DESCRIPTION OF THE TASK ▸
Each line below should be retyped exactly, with no pictures.

INFORMATION PROVIDED ▸
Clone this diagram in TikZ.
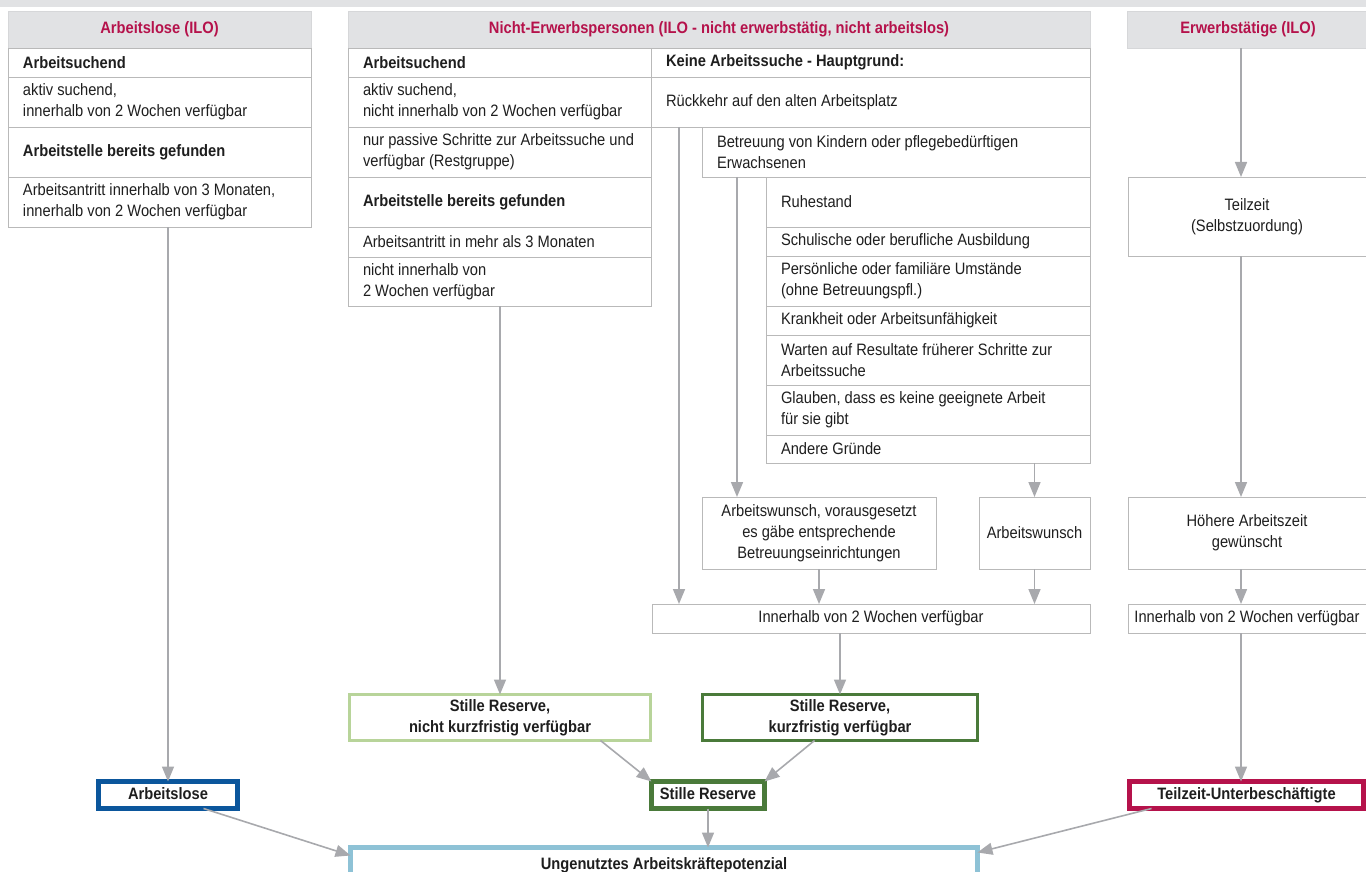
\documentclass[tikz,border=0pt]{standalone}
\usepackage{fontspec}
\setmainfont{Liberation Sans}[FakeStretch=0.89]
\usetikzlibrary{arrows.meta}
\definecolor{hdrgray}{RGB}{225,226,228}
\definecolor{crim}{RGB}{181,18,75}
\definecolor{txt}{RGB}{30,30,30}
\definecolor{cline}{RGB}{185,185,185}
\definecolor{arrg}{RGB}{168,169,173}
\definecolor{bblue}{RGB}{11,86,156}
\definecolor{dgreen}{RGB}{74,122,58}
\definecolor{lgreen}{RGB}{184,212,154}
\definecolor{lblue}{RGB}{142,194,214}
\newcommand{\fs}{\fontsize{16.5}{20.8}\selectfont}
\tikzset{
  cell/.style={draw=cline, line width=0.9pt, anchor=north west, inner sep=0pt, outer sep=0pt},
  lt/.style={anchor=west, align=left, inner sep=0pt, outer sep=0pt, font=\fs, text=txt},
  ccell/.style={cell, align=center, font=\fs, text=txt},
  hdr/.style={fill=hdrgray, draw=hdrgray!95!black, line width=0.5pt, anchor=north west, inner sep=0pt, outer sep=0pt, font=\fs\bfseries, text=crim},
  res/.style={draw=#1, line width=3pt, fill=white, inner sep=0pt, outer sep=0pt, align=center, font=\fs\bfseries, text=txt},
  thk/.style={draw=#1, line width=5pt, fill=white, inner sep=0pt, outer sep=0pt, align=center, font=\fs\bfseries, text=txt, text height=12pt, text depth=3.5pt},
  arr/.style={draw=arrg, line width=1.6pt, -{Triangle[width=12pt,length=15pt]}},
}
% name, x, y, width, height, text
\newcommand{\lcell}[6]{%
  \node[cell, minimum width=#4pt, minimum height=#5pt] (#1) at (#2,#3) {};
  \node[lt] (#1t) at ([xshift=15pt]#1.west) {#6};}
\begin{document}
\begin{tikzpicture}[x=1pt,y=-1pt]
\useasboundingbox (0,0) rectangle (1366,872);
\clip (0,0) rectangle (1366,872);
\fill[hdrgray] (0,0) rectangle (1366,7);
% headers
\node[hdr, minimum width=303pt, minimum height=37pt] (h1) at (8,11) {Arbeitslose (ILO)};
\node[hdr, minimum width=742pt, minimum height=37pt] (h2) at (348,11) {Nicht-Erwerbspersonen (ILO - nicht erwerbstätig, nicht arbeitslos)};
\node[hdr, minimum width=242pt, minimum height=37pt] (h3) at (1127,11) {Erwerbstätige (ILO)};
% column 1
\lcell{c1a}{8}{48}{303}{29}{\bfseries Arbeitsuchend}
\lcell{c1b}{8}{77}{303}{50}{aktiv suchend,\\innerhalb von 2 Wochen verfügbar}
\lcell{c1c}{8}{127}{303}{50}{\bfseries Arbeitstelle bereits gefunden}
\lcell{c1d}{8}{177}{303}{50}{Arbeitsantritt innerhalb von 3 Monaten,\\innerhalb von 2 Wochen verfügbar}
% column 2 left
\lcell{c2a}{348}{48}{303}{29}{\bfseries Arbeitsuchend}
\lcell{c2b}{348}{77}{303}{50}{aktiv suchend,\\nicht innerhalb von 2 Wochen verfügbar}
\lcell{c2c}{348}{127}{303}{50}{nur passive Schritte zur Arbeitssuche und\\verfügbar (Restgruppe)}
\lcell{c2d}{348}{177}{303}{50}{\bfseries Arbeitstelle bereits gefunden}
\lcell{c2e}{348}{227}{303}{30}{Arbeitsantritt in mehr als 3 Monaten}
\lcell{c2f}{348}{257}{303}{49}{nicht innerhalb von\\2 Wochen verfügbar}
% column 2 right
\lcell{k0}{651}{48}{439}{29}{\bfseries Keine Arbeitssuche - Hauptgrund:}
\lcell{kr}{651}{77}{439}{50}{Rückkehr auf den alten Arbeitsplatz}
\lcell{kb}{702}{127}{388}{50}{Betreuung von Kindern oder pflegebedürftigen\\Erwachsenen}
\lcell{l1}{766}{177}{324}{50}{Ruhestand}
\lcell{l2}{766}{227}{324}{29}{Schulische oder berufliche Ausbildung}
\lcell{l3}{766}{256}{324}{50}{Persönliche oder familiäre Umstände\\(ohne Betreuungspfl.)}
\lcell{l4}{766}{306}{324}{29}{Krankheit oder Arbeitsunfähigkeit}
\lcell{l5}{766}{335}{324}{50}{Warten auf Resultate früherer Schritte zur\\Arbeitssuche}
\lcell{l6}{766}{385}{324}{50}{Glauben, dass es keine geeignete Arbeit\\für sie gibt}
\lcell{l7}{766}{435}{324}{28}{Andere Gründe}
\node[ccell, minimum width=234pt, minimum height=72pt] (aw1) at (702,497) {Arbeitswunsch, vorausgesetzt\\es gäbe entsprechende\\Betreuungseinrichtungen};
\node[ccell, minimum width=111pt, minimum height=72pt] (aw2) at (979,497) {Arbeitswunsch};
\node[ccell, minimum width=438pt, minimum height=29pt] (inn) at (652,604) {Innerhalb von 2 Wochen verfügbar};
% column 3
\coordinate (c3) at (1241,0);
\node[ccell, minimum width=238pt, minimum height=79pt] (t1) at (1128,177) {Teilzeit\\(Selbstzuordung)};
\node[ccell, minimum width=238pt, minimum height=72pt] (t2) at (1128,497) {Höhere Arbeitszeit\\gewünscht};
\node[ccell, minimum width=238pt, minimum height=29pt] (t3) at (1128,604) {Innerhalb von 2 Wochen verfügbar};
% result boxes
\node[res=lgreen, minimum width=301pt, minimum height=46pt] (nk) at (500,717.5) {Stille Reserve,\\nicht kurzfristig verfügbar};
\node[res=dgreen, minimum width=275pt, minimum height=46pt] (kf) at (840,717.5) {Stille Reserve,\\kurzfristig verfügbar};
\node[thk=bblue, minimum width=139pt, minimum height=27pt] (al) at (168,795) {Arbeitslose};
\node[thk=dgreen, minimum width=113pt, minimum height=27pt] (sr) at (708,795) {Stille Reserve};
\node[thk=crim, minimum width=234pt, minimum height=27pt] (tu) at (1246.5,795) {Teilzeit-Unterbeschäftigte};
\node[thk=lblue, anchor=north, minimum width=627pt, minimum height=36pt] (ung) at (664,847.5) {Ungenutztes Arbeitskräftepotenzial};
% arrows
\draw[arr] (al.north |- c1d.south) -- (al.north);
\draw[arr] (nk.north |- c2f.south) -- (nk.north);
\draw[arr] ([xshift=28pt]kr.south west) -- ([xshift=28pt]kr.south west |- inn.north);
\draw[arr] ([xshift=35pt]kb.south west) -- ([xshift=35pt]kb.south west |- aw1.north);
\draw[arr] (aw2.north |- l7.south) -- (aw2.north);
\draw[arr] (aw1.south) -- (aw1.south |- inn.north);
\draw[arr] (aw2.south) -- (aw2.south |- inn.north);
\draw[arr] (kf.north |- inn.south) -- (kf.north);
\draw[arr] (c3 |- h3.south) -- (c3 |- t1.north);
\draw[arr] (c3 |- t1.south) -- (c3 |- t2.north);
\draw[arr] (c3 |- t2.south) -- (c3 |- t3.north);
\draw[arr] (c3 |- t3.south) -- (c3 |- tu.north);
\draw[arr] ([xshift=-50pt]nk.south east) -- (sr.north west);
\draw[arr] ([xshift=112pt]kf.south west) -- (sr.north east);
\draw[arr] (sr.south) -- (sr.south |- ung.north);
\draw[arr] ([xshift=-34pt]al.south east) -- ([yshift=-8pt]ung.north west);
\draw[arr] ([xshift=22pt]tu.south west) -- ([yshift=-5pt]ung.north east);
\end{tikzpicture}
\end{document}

CORRECT ANSWER ▸
Clone this diagram in TikZ.
\documentclass[tikz,border=0pt]{standalone}
\usepackage{fontspec}
\setmainfont{Liberation Sans}[FakeStretch=0.89]
\usetikzlibrary{arrows.meta}
\definecolor{hdrgray}{RGB}{225,226,228}
\definecolor{crim}{RGB}{181,18,75}
\definecolor{txt}{RGB}{30,30,30}
\definecolor{cline}{RGB}{185,185,185}
\definecolor{arrg}{RGB}{168,169,173}
\definecolor{bblue}{RGB}{11,86,156}
\definecolor{dgreen}{RGB}{74,122,58}
\definecolor{lgreen}{RGB}{184,212,154}
\definecolor{lblue}{RGB}{142,194,214}
\newcommand{\fs}{\fontsize{16.5}{20.8}\selectfont}
\tikzset{
  cell/.style={draw=cline, line width=0.9pt, anchor=north west, inner sep=0pt, outer sep=0pt},
  lt/.style={anchor=west, align=left, inner sep=0pt, outer sep=0pt, font=\fs, text=txt},
  ccell/.style={cell, align=center, font=\fs, text=txt},
  hdr/.style={fill=hdrgray, draw=hdrgray!95!black, line width=0.5pt, anchor=north west, inner sep=0pt, outer sep=0pt, font=\fs\bfseries, text=crim},
  res/.style={draw=#1, line width=3pt, fill=white, inner sep=0pt, outer sep=0pt, align=center, font=\fs\bfseries, text=txt},
  thk/.style={draw=#1, line width=5pt, fill=white, inner sep=0pt, outer sep=0pt, align=center, font=\fs\bfseries, text=txt, text height=12pt, text depth=3.5pt},
  arr/.style={draw=arrg, line width=1.6pt, -{Triangle[width=12pt,length=15pt]}},
}
% name, x, y, width, height, text
\newcommand{\lcell}[6]{%
  \node[cell, minimum width=#4pt, minimum height=#5pt] (#1) at (#2,#3) {};
  \node[lt] (#1t) at ([xshift=15pt]#1.west) {#6};}
\begin{document}
\begin{tikzpicture}[x=1pt,y=-1pt]
\useasboundingbox (0,0) rectangle (1366,872);
\clip (0,0) rectangle (1366,872);
\fill[hdrgray] (0,0) rectangle (1366,7);
% headers
\node[hdr, minimum width=303pt, minimum height=37pt] (h1) at (8,11) {Arbeitslose (ILO)};
\node[hdr, minimum width=742pt, minimum height=37pt] (h2) at (348,11) {Nicht-Erwerbspersonen (ILO - nicht erwerbstätig, nicht arbeitslos)};
\node[hdr, minimum width=242pt, minimum height=37pt] (h3) at (1127,11) {Erwerbstätige (ILO)};
% column 1
\lcell{c1a}{8}{48}{303}{29}{\bfseries Arbeitsuchend}
\lcell{c1b}{8}{77}{303}{50}{aktiv suchend,\\innerhalb von 2 Wochen verfügbar}
\lcell{c1c}{8}{127}{303}{50}{\bfseries Arbeitstelle bereits gefunden}
\lcell{c1d}{8}{177}{303}{50}{Arbeitsantritt innerhalb von 3 Monaten,\\innerhalb von 2 Wochen verfügbar}
% column 2 left
\lcell{c2a}{348}{48}{303}{29}{\bfseries Arbeitsuchend}
\lcell{c2b}{348}{77}{303}{50}{aktiv suchend,\\nicht innerhalb von 2 Wochen verfügbar}
\lcell{c2c}{348}{127}{303}{50}{nur passive Schritte zur Arbeitssuche und\\verfügbar (Restgruppe)}
\lcell{c2d}{348}{177}{303}{50}{\bfseries Arbeitstelle bereits gefunden}
\lcell{c2e}{348}{227}{303}{30}{Arbeitsantritt in mehr als 3 Monaten}
\lcell{c2f}{348}{257}{303}{49}{nicht innerhalb von\\2 Wochen verfügbar}
% column 2 right
\lcell{k0}{651}{48}{439}{29}{\bfseries Keine Arbeitssuche - Hauptgrund:}
\lcell{kr}{651}{77}{439}{50}{Rückkehr auf den alten Arbeitsplatz}
\lcell{kb}{702}{127}{388}{50}{Betreuung von Kindern oder pflegebedürftigen\\Erwachsenen}
\lcell{l1}{766}{177}{324}{50}{Ruhestand}
\lcell{l2}{766}{227}{324}{29}{Schulische oder berufliche Ausbildung}
\lcell{l3}{766}{256}{324}{50}{Persönliche oder familiäre Umstände\\(ohne Betreuungspfl.)}
\lcell{l4}{766}{306}{324}{29}{Krankheit oder Arbeitsunfähigkeit}
\lcell{l5}{766}{335}{324}{50}{Warten auf Resultate früherer Schritte zur\\Arbeitssuche}
\lcell{l6}{766}{385}{324}{50}{Glauben, dass es keine geeignete Arbeit\\für sie gibt}
\lcell{l7}{766}{435}{324}{28}{Andere Gründe}
\node[ccell, minimum width=234pt, minimum height=72pt] (aw1) at (702,497) {Arbeitswunsch, vorausgesetzt\\es gäbe entsprechende\\Betreuungseinrichtungen};
\node[ccell, minimum width=111pt, minimum height=72pt] (aw2) at (979,497) {Arbeitswunsch};
\node[ccell, minimum width=438pt, minimum height=29pt] (inn) at (652,604) {Innerhalb von 2 Wochen verfügbar};
% column 3
\coordinate (c3) at (1241,0);
\node[ccell, minimum width=238pt, minimum height=79pt] (t1) at (1128,177) {Teilzeit\\(Selbstzuordung)};
\node[ccell, minimum width=238pt, minimum height=72pt] (t2) at (1128,497) {Höhere Arbeitszeit\\gewünscht};
\node[ccell, minimum width=238pt, minimum height=29pt] (t3) at (1128,604) {Innerhalb von 2 Wochen verfügbar};
% result boxes
\node[res=lgreen, minimum width=301pt, minimum height=46pt] (nk) at (500,717.5) {Stille Reserve,\\nicht kurzfristig verfügbar};
\node[res=dgreen, minimum width=275pt, minimum height=46pt] (kf) at (840,717.5) {Stille Reserve,\\kurzfristig verfügbar};
\node[thk=bblue, minimum width=139pt, minimum height=27pt] (al) at (168,795) {Arbeitslose};
\node[thk=dgreen, minimum width=113pt, minimum height=27pt] (sr) at (708,795) {Stille Reserve};
\node[thk=crim, minimum width=234pt, minimum height=27pt] (tu) at (1246.5,795) {Teilzeit-Unterbeschäftigte};
\node[thk=lblue, anchor=north, minimum width=627pt, minimum height=36pt] (ung) at (664,847.5) {Ungenutztes Arbeitskräftepotenzial};
% arrows
\draw[arr] (al.north |- c1d.south) -- (al.north);
\draw[arr] (nk.north |- c2f.south) -- (nk.north);
\draw[arr] ([xshift=28pt]kr.south west) -- ([xshift=28pt]kr.south west |- inn.north);
\draw[arr] ([xshift=35pt]kb.south west) -- ([xshift=35pt]kb.south west |- aw1.north);
\draw[arr] (aw2.north |- l7.south) -- (aw2.north);
\draw[arr] (aw1.south) -- (aw1.south |- inn.north);
\draw[arr] (aw2.south) -- (aw2.south |- inn.north);
\draw[arr] (kf.north |- inn.south) -- (kf.north);
\draw[arr] (c3 |- h3.south) -- (c3 |- t1.north);
\draw[arr] (c3 |- t1.south) -- (c3 |- t2.north);
\draw[arr] (c3 |- t2.south) -- (c3 |- t3.north);
\draw[arr] (c3 |- t3.south) -- (c3 |- tu.north);
\draw[arr] ([xshift=-50pt]nk.south east) -- (sr.north west);
\draw[arr] ([xshift=112pt]kf.south west) -- (sr.north east);
\draw[arr] (sr.south) -- (sr.south |- ung.north);
\draw[arr] ([xshift=-34pt]al.south east) -- ([yshift=-8pt]ung.north west);
\draw[arr] ([xshift=22pt]tu.south west) -- ([yshift=-5pt]ung.north east);
\end{tikzpicture}
\end{document}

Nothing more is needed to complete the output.